Below is a listing; print exactly its lines from the one containing "Emit a component" down to the one containing "import * as echarts from 'echarts';", both inclusive, with every picture left out.
>> begin Record list
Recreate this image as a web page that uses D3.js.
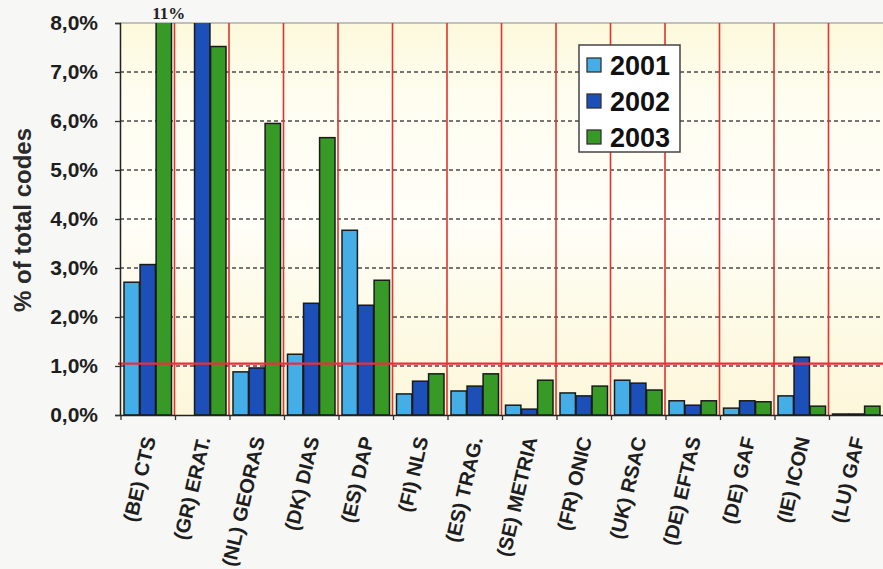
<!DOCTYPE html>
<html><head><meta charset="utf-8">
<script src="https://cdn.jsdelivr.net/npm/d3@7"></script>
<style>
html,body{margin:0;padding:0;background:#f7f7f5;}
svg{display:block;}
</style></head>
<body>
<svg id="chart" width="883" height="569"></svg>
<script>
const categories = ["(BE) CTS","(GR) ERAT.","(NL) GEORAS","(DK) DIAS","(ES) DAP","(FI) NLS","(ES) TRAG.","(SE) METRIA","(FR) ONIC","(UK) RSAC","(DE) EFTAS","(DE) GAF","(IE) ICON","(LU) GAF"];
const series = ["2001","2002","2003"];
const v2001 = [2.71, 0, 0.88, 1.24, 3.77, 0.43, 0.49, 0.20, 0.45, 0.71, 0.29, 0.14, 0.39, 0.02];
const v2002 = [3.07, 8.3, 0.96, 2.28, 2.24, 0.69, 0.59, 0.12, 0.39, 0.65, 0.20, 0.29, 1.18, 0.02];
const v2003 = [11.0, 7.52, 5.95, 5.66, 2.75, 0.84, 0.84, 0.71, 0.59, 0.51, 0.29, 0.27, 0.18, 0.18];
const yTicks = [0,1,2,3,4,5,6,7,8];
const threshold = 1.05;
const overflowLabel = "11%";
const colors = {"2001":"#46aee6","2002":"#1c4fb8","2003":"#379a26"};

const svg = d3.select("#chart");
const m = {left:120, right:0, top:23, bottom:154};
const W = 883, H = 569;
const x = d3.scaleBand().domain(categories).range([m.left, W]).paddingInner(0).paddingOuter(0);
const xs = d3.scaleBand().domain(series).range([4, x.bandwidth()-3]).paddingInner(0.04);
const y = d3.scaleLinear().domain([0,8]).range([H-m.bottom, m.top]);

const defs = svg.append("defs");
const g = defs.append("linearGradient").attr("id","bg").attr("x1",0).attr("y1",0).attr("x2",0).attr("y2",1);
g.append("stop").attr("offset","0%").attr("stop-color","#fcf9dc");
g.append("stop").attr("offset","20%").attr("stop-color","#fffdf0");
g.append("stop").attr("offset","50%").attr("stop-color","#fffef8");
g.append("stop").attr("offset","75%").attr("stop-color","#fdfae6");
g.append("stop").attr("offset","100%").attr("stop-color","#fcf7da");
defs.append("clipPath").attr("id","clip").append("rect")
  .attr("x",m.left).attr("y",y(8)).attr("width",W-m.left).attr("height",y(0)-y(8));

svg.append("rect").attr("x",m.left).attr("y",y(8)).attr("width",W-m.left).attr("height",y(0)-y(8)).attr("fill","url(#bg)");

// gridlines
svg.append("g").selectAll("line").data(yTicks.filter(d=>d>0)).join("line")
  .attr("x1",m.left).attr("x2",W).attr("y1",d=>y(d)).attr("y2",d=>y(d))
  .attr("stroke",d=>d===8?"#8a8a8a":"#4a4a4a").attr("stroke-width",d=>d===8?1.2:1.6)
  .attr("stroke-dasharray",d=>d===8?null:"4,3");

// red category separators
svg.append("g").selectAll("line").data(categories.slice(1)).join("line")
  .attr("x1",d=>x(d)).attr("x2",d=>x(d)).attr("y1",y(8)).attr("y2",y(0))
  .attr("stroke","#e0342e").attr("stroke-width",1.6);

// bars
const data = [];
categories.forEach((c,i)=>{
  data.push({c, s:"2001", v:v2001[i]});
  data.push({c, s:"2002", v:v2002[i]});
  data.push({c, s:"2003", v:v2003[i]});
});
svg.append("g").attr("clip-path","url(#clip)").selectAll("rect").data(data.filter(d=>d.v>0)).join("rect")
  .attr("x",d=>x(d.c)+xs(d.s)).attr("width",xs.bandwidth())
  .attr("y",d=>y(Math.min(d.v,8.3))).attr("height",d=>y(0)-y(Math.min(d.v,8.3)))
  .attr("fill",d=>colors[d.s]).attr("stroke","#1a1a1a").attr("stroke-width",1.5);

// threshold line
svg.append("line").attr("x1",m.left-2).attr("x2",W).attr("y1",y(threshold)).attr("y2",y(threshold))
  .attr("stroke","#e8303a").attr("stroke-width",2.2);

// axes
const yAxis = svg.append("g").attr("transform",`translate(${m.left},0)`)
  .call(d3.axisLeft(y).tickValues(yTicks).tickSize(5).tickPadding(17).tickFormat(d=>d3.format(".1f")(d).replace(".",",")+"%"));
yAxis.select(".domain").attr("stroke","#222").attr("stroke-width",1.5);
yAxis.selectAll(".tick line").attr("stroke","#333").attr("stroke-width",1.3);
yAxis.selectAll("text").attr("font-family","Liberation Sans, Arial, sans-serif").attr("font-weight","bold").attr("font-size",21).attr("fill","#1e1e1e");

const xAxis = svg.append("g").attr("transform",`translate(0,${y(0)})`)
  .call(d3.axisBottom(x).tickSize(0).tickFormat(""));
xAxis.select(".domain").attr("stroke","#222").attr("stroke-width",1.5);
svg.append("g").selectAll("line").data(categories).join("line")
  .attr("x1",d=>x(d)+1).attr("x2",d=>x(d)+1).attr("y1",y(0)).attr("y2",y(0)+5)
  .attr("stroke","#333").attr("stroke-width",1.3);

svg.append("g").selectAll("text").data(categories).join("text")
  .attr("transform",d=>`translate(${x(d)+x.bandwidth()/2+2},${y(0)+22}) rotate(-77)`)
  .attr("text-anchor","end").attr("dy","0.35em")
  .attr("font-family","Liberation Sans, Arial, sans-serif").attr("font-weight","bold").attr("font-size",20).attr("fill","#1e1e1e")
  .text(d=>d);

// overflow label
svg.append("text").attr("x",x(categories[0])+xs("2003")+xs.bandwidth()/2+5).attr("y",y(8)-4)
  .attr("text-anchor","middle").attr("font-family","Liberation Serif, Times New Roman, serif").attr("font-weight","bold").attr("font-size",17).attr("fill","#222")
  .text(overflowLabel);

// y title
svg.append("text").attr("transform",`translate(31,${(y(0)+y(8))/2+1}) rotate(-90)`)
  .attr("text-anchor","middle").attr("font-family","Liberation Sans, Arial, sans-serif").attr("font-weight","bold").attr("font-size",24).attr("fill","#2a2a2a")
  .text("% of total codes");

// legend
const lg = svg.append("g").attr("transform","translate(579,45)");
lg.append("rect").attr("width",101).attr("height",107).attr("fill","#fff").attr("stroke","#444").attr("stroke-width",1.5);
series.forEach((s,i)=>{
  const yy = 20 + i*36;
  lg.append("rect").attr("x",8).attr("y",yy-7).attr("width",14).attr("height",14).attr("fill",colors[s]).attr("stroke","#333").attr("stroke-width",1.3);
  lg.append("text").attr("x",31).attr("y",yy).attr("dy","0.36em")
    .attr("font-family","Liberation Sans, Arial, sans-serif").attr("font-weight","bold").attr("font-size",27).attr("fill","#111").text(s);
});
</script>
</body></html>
>> end Record list
>> begin Record list
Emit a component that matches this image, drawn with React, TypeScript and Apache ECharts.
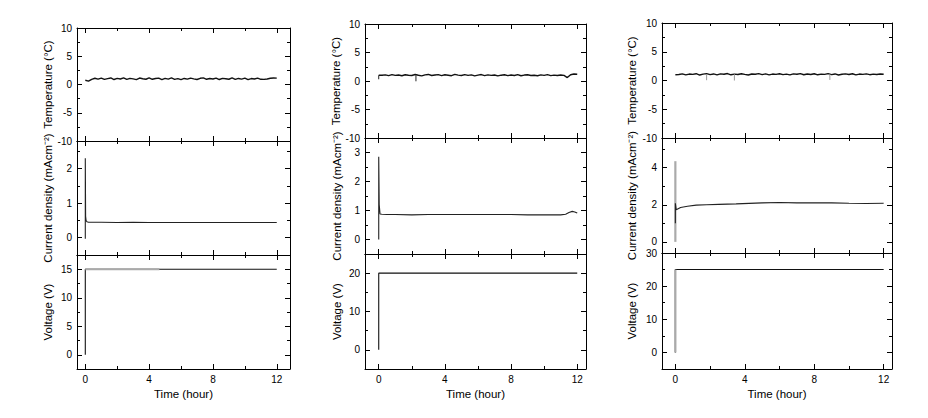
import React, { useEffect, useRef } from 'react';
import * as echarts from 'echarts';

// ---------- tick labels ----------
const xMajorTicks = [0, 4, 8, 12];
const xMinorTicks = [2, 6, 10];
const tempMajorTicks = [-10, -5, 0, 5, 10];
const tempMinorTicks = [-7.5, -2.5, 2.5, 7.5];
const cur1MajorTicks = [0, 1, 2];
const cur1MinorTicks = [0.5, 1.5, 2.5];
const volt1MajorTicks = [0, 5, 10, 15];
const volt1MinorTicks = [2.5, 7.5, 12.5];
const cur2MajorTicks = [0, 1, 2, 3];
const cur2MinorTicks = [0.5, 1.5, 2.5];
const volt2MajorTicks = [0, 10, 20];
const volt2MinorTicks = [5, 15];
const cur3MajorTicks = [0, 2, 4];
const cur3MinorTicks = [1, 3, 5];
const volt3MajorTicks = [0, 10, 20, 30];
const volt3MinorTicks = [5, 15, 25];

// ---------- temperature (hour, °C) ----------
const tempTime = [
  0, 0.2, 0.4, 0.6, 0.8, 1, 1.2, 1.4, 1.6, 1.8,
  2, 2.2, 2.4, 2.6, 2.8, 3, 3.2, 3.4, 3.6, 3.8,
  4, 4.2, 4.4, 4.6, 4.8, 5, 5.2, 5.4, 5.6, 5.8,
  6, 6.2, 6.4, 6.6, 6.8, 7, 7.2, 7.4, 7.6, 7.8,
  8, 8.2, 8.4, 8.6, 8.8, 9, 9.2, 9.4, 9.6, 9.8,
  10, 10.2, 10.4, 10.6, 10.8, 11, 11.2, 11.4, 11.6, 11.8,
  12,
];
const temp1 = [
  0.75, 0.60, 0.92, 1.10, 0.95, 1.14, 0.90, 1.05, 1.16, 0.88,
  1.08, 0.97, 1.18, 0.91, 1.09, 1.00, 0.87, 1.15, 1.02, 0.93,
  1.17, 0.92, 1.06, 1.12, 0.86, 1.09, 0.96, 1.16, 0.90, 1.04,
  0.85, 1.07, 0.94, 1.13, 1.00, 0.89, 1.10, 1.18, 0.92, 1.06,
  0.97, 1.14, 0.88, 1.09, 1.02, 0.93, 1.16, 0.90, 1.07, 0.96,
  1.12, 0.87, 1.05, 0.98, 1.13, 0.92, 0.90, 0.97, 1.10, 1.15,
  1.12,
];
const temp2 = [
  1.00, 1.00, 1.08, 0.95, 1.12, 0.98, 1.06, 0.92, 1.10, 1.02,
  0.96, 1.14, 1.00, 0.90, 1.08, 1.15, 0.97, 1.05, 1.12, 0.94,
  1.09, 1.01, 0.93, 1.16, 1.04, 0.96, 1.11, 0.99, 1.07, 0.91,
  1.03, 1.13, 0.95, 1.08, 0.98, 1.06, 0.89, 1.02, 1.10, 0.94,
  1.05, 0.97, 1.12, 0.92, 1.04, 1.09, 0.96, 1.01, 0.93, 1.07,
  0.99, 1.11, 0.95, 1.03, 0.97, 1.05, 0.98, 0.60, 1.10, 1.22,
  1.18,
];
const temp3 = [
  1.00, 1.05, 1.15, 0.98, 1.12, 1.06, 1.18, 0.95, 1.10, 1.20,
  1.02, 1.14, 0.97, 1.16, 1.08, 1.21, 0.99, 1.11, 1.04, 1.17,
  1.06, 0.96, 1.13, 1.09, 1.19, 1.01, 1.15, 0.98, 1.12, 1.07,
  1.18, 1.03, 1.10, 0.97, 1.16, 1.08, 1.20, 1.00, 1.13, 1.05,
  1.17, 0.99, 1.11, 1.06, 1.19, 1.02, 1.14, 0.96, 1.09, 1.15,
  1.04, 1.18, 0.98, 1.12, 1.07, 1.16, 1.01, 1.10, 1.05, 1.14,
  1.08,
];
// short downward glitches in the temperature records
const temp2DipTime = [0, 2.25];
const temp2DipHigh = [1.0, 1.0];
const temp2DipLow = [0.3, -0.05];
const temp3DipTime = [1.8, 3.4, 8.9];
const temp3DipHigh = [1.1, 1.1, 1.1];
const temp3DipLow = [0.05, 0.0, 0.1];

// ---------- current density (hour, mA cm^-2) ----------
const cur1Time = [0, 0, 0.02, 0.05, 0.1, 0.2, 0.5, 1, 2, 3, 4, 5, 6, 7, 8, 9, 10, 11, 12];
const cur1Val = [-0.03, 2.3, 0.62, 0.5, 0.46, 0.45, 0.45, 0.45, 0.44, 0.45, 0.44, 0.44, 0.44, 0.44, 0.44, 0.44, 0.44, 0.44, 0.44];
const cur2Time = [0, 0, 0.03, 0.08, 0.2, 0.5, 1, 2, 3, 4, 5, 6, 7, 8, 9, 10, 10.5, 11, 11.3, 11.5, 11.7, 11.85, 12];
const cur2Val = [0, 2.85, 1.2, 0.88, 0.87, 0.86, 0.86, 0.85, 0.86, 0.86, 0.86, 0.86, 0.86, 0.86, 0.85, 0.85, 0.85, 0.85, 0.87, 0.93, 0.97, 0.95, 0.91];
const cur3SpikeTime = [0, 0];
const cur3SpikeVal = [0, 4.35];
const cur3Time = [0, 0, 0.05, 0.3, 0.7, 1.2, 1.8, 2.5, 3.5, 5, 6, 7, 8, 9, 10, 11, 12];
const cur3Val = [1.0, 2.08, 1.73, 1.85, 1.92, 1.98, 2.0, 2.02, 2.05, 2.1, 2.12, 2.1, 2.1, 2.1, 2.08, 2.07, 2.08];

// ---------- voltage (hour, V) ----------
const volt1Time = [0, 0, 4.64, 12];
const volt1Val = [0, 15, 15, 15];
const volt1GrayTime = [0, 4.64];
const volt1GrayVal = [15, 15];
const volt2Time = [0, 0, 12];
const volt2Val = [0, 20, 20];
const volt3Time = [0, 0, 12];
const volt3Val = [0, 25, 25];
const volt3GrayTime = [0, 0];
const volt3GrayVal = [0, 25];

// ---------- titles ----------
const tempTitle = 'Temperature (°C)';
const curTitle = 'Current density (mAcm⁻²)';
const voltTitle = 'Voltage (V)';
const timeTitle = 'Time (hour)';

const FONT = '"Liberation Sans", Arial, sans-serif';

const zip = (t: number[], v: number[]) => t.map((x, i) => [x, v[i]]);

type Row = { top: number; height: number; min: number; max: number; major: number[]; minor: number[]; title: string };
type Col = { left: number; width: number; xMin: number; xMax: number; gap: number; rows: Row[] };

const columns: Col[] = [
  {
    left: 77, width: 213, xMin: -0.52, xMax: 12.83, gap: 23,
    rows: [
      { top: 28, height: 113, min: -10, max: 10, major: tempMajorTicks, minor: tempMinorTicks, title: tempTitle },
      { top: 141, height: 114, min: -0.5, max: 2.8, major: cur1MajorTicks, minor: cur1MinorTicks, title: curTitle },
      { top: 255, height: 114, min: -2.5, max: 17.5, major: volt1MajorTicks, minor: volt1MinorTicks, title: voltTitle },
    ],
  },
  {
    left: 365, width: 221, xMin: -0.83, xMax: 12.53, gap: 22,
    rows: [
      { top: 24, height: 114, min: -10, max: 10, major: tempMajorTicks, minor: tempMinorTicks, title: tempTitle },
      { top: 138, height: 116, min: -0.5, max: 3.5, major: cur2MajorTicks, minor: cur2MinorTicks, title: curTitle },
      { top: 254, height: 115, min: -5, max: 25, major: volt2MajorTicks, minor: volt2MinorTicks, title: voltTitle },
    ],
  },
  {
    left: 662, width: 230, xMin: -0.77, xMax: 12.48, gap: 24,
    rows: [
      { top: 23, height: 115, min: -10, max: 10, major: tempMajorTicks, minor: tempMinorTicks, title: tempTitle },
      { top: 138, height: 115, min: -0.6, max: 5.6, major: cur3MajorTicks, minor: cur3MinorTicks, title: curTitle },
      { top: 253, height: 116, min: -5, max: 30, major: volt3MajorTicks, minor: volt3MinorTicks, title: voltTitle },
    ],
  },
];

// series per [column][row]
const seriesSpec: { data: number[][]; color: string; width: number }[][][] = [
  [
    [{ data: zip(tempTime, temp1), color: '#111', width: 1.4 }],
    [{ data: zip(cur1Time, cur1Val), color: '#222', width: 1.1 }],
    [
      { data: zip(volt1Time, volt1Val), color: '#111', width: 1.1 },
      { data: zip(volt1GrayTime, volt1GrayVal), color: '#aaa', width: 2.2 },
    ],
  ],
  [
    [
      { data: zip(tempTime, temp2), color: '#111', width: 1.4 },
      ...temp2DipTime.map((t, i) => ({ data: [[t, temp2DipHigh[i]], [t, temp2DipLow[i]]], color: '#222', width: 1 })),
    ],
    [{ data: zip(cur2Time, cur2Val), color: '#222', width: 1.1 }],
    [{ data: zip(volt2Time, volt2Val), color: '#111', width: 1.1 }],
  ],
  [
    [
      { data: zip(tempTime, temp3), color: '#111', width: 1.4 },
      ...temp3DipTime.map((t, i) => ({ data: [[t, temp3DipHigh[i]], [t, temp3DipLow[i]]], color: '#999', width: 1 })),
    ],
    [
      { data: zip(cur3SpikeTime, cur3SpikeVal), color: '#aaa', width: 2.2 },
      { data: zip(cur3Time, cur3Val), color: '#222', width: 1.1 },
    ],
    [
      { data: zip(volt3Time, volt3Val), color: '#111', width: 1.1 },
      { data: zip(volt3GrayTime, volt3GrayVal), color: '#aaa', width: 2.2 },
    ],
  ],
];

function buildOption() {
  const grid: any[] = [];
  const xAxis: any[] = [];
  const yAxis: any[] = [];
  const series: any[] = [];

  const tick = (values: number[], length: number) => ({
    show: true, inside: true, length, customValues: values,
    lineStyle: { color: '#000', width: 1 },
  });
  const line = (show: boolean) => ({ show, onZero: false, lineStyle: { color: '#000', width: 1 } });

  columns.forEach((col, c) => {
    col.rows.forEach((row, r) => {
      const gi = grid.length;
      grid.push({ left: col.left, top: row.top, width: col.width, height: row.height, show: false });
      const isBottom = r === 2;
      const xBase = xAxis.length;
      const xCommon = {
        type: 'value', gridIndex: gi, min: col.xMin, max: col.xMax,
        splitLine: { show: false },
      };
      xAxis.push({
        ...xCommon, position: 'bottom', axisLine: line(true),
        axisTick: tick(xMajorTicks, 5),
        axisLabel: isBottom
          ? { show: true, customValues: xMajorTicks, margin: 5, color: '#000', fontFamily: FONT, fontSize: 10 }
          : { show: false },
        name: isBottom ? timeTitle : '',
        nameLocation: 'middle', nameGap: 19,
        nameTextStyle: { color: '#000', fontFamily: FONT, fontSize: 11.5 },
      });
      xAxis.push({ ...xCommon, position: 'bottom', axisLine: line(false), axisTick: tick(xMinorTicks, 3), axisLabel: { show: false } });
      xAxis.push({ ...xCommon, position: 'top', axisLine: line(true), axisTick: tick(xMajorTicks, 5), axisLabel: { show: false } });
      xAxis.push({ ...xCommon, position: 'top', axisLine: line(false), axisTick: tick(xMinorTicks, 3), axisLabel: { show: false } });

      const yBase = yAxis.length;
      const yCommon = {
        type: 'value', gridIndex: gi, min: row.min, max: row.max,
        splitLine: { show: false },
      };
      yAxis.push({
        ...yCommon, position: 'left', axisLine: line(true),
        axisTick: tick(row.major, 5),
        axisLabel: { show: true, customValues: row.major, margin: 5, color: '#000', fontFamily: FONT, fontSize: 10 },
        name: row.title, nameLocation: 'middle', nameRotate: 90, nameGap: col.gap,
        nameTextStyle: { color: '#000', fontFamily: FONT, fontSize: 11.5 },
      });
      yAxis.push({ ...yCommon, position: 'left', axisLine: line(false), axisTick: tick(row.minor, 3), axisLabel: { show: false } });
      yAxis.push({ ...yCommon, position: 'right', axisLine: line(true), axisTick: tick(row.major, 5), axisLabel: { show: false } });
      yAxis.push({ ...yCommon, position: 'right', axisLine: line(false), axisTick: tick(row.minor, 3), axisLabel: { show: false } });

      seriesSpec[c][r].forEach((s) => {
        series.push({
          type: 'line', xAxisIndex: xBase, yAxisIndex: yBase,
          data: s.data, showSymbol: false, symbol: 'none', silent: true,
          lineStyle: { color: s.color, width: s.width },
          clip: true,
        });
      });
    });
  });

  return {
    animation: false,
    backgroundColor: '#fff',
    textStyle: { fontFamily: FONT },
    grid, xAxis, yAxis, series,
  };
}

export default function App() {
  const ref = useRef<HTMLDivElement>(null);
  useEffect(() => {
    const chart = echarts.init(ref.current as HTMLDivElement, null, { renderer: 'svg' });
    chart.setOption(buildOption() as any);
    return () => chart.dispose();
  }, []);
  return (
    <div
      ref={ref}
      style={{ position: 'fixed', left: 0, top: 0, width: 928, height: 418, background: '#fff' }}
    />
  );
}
>> end Record list
- [Written answer]
Emit a component that matches this image, drawn with React, TypeScript and Apache ECharts.
import React, { useEffect, useRef } from 'react';
import * as echarts from 'echarts';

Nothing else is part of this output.